Nowa praca brytyjskiego artysty przedstawia kwiaty i świece złożone pod zdjęciem anonimowej czarnej postaci. Na ścianie widać zawieszoną flagę USA, która zapala się od świecy. To reakcja artysty po śmierci George'a Floyda, 46-letniego Afroamerykanina. Brutalna interwencja policji wywołała falę protestów. Banksy napisał też kilka słów od siebie: 

"Na początku pomyślałem, że powinienem po prostu zamknąć się i posłuchać w tej sprawie czarnoskórych. Ale dlaczego miałbym tak to robić? To nie jest ich problem, tylko mój. System zawodzi ludzi o kolorze skóry innym niż biały. Biały system. Jak pęknięta rura zalewająca mieszkanie ludzi mieszkających na dole.
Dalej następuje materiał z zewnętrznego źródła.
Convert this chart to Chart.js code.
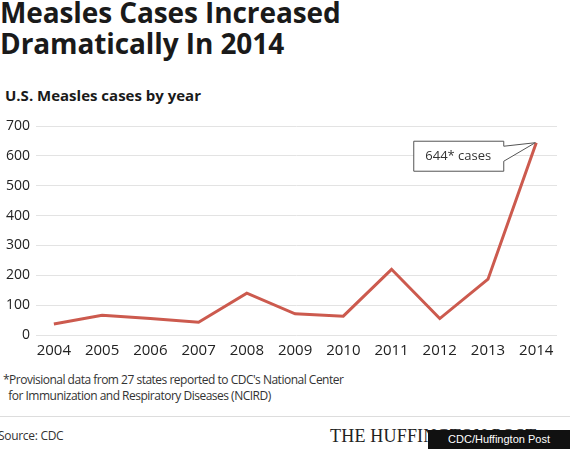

Awaria systemu sprawia, że ich życie jest nieszczęśliwe, ale to nie do nich należy przeprowadzenie naprawy. Nie są w stanie tego zrobić. Nikt nie wpuszcza ich do mieszkania na górze. To jest problem białych. A jeśli biali ludzie go nie rozwiążą, ktoś będzie musiał wejść na górę i wyważyć drzwi" - napisał Banksy na swoim koncie na Instagramie.